Asserting that his government would take all legislative and judicial remedies to protect the interests of the people, Punjab Chief Minister Amarinder Singh on Thursday ordered the constitution of a committee to evolve a comprehensive strategy in the light of the High Court order relating to the constructions in the Sukhna Lake catchment area.
“It is not viable to displace tens of thousands of people living in the constructions around the Sukhna Lake in Chandigarh,” a government release quoted the Chief Minister as saying. He was chairing a high-level meeting to discuss the issue.
The Chief Minister asked Advocate General Atul Nanda to coordinate with his Haryana counterpart to ensure a formidable defence in response to the order of the Punjab and Haryana High Court to demolish the constructions in the Sukhna Lake catchment area.
Amarinder also directed the Chief Secretary to designate nodal officers from forests and local government departments to assist the AG office to prepare the state’s response in the court, said an official spokesperson after the meeting.
The statement added that the committee set up by the Chief Minister will be headed by Chief Principal Secretary Suresh Kumar, with PSCM Tejveer Singh besides MP Anandpur Sahib Manish Tewari, MLAs Parminder Singh Pinki, Fatehjung Singh Bajwa, Kanwar Sandhu and Amandeep Singh as members. The committee has been mandated to evolve a consensus strategy in consultation with the Punjab AG office to decide the future course of action through the formulation of a multi-pronged strategy involving all stakeholders, including the state of Haryana.
Earlier, Advocate General Atul Nanda apprised Amarinder of various options available to the state for countering the High Court opinion in the matter. Taking part in the deliberations, Anandpur Sahib MP Manish Tewari highlighted the law and order aspect of the judgment.
The meeting was attended by Advocate General Atul Nanda, Media Advisor to CM Raveen Thukral, Principal Secretary to CM Tejveer Singh, Anandpur Sahib MP Manish Tewari, Ferozepur MLA Parminder Singh Pinki, Kadian MLA Fatehjung Singh Bajwa, Kharar MLA Kanwar Sandhu, ACS Forests Ravneet Kaur, ACS Local Government Sanjay Kumar, Principal Secretary Housing Sarvjit Singh and Director Town & Planning Kavita Singh. The residents’ association was represented by Amandeep Singh.

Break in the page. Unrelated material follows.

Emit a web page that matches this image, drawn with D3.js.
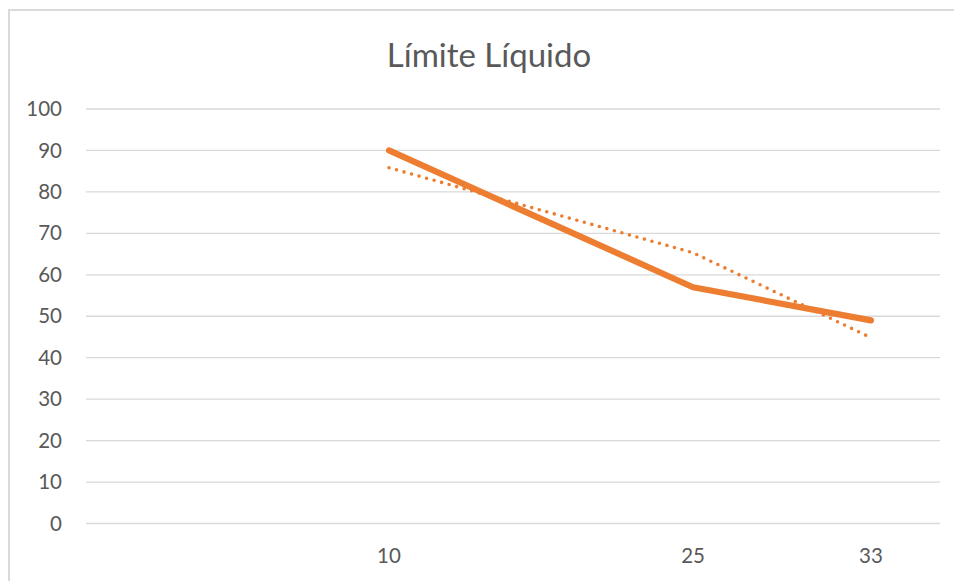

From politicians to bureaucrats, Kansal attracted many VIPs
WITH THE Punjab and Haryana High Court ordering demolition of the constructions in Sukhna catchment area, people who have built their houses in the vicinity of the Sukhna are in a state of confusion about their next step. The area is a hit not only with the service class people but also many VIPs who own houses and plots at Kansal village.
Politicians and retired bureaucrats too have built their houses in the area. Proximity to the northern sectors of Chandigarh near the Sukhna Lake and land available at throwaway rates has made it a much favoured destination for many.
Apart from Kharar MLA Kanwar Sandhu, Congress MLA from Ferozepur Parminder Singh Pinki, former Punjab education minister Sikander Singh Maluka, former Punjab Congress chief Santokh Singh Randhawa’s family, former IPS officer R P Singh and D P Reddy have their houses in the area.
Interestingly, both Sandhu and Pinki are part of the committee formed by Punjab Chief Minister Amarinder Singh on Thursday to evolve a comprehensive strategy in the light of the High Court order relating to the constructions in the Sukhna Lake catchment area.
Speaking to Chandigarh Newsline, Kharar MLA Sandhu said his house won’t be affected by the decision but he is concerned about the entire area. He said that until 2010 when the zonal planning of the area was done, there was confusion about the catchment area.
“The case was filed in the High Court in 2009. In 2010, the zonal planning of the area was carried out which classified residential, forest and agricultural areas. People had constructed their houses in the residential areas but in 2019 the court made it clear that this area too was in the catchment area,” he added.
Asked how the registration of the plots was done when the court had banned the process, Sandhu said that in 2011, the Punjab and Haryana High Court banned the registration in the area but people who had bought the plots earlier were able to get them registered.
He said, “In 2011, around 500 people submitted their building plans with the Nayagaon Municipal Council, but the plans were not approved.
Many people built their houses assuming that the area did not fall in the catchment area.”
Around 50 people got their building plans approved before 2010. In 2010 again, 150 people applied for the approval of their building plans and
also paid the fees as per the sizes of their plots but their plans were not approved.
Harjot Singh Oberoi, president of Kansal Residents’ Protection of Rights Association, said people are confused as they don’t know whether their houses will be demolished. “We are looking at legal options and will soon decide the next course of action,” he added.